By Marty Graham, Contributor

Many government officials and residents agree that the shift from brick and mortar to pixels and data has transformed, streamlined, and improved daily operations.

Citizens can pay their utility bills and taxes, apply for permits to have a parade, and report neighborhood problems without traveling to sometimes inconveniently located municipal offices. Governments similarly reap the benefits of digital technologies. In Indiana, for instance, a mobile portal sends users traffic updates directly to their phones, easing congestion; meanwhile, in Las Vegas, sensors and machine learning keep the city on top of picking up trash before it becomes a health hazard and eyesore.

YOU MAY ALSO LIKE: Urban Pulse: The State of Smart Cities Today (and Tomorrow)

But as more of the business of governing moves to the web, data scientists increasingly worry that the user information they leverage to improve existing services, make policy decisions, and plan for the future is being skewed by the amount of data they collect from frequent users—and the dearth of data from people who aren’t engaged.
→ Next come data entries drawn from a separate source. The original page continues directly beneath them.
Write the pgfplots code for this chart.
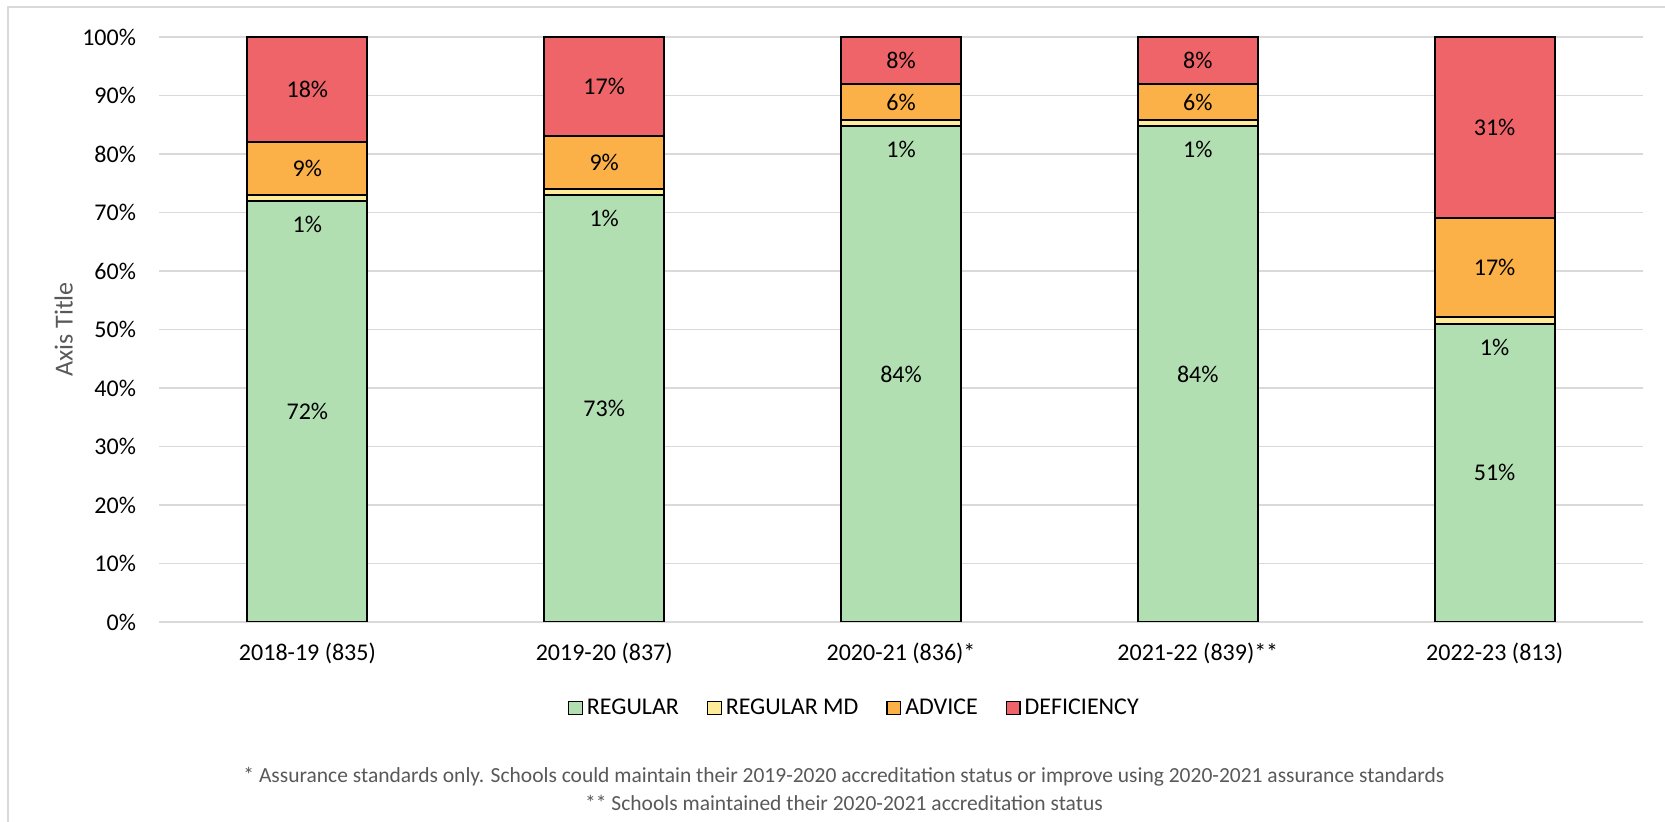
\documentclass[border=0pt]{standalone}
\usepackage{pgfplots}
\pgfplotsset{compat=1.18}
\usepackage{pgfplotstable}
\usepackage{fontspec}
\setmainfont{Carlito}
\definecolor{cGreen}{RGB}{178,223,178}
\definecolor{cYellow}{RGB}{255,236,153}
\definecolor{cOrange}{RGB}{251,176,72}
\definecolor{cRed}{RGB}{238,100,104}
\definecolor{cGrid}{RGB}{217,217,217}
\definecolor{cText}{RGB}{89,89,89}

\pgfplotstableread{
x regular regmd advice deficiency
0 72.0 1.0 9.0 18.0
1 73.0 1.1 8.9 17.0
2 84.8 1.0 6.2 8.0
3 84.7 1.1 6.2 8.0
4 51.0 1.1 16.9 31.0
}\data

% centred labels: x, y (segment centre), label
\pgfplotstableread{
x y lab
0 36.0 72
1 36.5 73
2 42.4 84
3 42.35 84
4 25.5 51
0 77.5 9
1 78.55 9
2 88.9 6
3 88.9 6
4 60.6 17
0 91.0 18
1 91.5 17
2 96.0 8
3 96.0 8
4 84.5 31
}\clabels

% REGULAR MD labels, placed just below the thin segment
\pgfplotstableread{
x y lab
0 72.0 1
1 73.0 1
2 84.8 1
3 84.7 1
4 51.0 1
}\ylabels

\pgfplotsset{
  common/.style={
    at={(79.5pt,100pt)}, anchor=south west,
    scale only axis, width=742pt, height=292.5pt,
    xmin=-0.5, xmax=4.5, ymin=0, ymax=100,
  },
}

\begin{document}
\begin{tikzpicture}
\useasboundingbox (0,0) rectangle (832.5pt,411pt);
\fill[white] (0,0) rectangle (832.5pt,411pt);
\draw[cGrid, line width=1pt] (4.2pt,0) -- (4.2pt,407.3pt) -- (832.5pt,407.3pt);

\begin{axis}[
  common,
  ybar stacked, bar width=60pt,
  xtick={0,1,2,3,4},
  xticklabels={2018-19 (835), 2019-20 (837), 2020-21 (836)*, 2021-22 (839)**, 2022-23 (813)},
  ytick={0,10,...,100},
  yticklabel={\pgfmathprintnumber{\tick}\%},
  /pgf/number format/assume math mode=true,
  ymajorgrids, grid style={cGrid, line width=0.8pt},
  axis line style={draw=none},
  major tick length=0pt,
  tick label style={font=\fontsize{12}{14}\selectfont, text=black},
  yticklabel style={xshift=-8pt},
  xticklabel style={yshift=-7pt},
  ylabel={Axis Title},
  ylabel style={at={(axis description cs:-0.0643,0.5)}, anchor=center, font=\fontsize{13}{15}\selectfont, text=cText},
  legend columns=4,
  legend style={at={(axis description cs:0.4693,-0.147)}, anchor=center, draw=none,
    font=\fontsize{12}{14}\selectfont,
    /tikz/every even column/.append style={column sep=12pt}},
  legend image code/.code={\draw[#1, draw=black, line width=0.6pt] (0pt,-3.4pt) rectangle (6.8pt,3.4pt);},
]
\addplot[fill=cGreen, draw=black, line width=1pt] table[x=x, y=regular] {\data};
\addlegendentry{REGULAR}
\addplot[fill=cYellow, draw=black, line width=1pt] table[x=x, y=regmd] {\data};
\addlegendentry{REGULAR MD}
\addplot[fill=cOrange, draw=black, line width=1pt] table[x=x, y=advice] {\data};
\addlegendentry{ADVICE}
\addplot[fill=cRed, draw=black, line width=1pt] table[x=x, y=deficiency] {\data};
\addlegendentry{DEFICIENCY}
\end{axis}

\begin{axis}[common, hide axis]
\addplot[only marks, mark=none, point meta=explicit symbolic,
  nodes near coords={\pgfplotspointmeta\%},
  every node near coord/.style={anchor=center, font=\fontsize{12}{14}\selectfont, text=black}]
  table[x=x, y=y, meta=lab] {\clabels};
\addplot[only marks, mark=none, point meta=explicit symbolic,
  nodes near coords={\pgfplotspointmeta\%},
  every node near coord/.style={anchor=north, yshift=-4pt, font=\fontsize{12}{14}\selectfont, text=black}]
  table[x=x, y=y, meta=lab] {\ylabels};
\end{axis}

\node[text=cText, font=\fontsize{10.75}{12}\selectfont] at (422pt,22.5pt)
  {* Assurance standards only. Schools could maintain their 2019-2020 accreditation status or improve using 2020-2021 assurance standards};
\node[text=cText, font=\fontsize{10.75}{12}\selectfont] at (422pt,9.4pt)
  {** Schools maintained their 2020-2021 accreditation status};
\end{tikzpicture}
\end{document}
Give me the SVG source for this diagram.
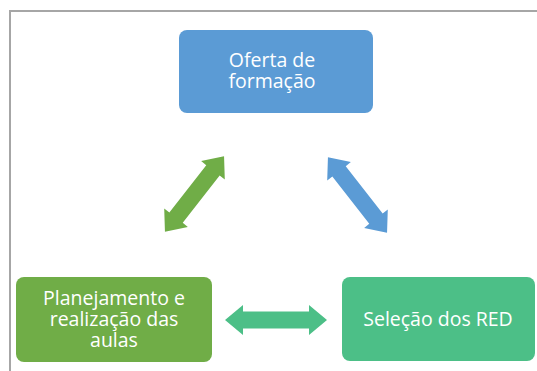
<svg xmlns="http://www.w3.org/2000/svg" width="537" height="371" viewBox="0 0 537 371">
<style>
.t{font-family:"Open Sans","Noto Sans","Liberation Sans",sans-serif;font-size:19.5px;fill:#fff;text-anchor:middle}
.frame{stroke:#a6a6a6;stroke-width:2;fill:none}
</style>
<defs>
<path id="dbl" d="M-48,0 L-30,-15 L-30,-8.5 L30,-8.5 L30,-15 L48,0 L30,15 L30,8.5 L-30,8.5 L-30,15 Z"/>
</defs>
<rect width="537" height="371" fill="#fff"/>
<path class="frame" d="M10,371 L10,11 L537,11"/>
<g id="connectors">
<use href="#dbl" fill="#70ad47" transform="translate(194.5,194) rotate(-52)"/>
<use href="#dbl" fill="#5b9bd5" transform="translate(357.5,195) rotate(52)"/>
<path d="M225,320 L243,305 L243,311.5 L309,311.5 L309,305 L327,320 L309,335 L309,328.5 L243,328.5 L243,335 Z" fill="#4cbf87"/>
</g>
<g id="oferta">
<rect x="179" y="30" width="194" height="83" rx="8" fill="#5b9bd5"/>
<text class="t" x="272" y="67">Oferta de</text>
<text class="t" x="272" y="88">formação</text>
</g>
<g id="planejamento">
<rect x="16" y="277" width="196" height="85" rx="8" fill="#70ad47"/>
<text class="t" x="114" y="305">Planejamento e</text>
<text class="t" x="114" y="326">realização das</text>
<text class="t" x="114" y="347">aulas</text>
</g>
<g id="selecao">
<rect x="342" y="277" width="193" height="84" rx="8" fill="#4cbf87"/>
<text class="t" x="438" y="326">Seleção dos RED</text>
</g>
</svg>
The heavy tilt of data toward current users can result in bias that benefits one group over the other.

“[This inequity] is one of the most important pieces [of virtual government],” Michael Lake, CEO of Leading Cities, said in a September interview shortly after his company released its smart city report card, a measure of how 24 cities worldwide are accomplishing their smart city goals. “A smart city has the people of a city at its core,” he continued. “If you’re not servicing their immediate needs, then by definition you can’t achieve a smart city status.”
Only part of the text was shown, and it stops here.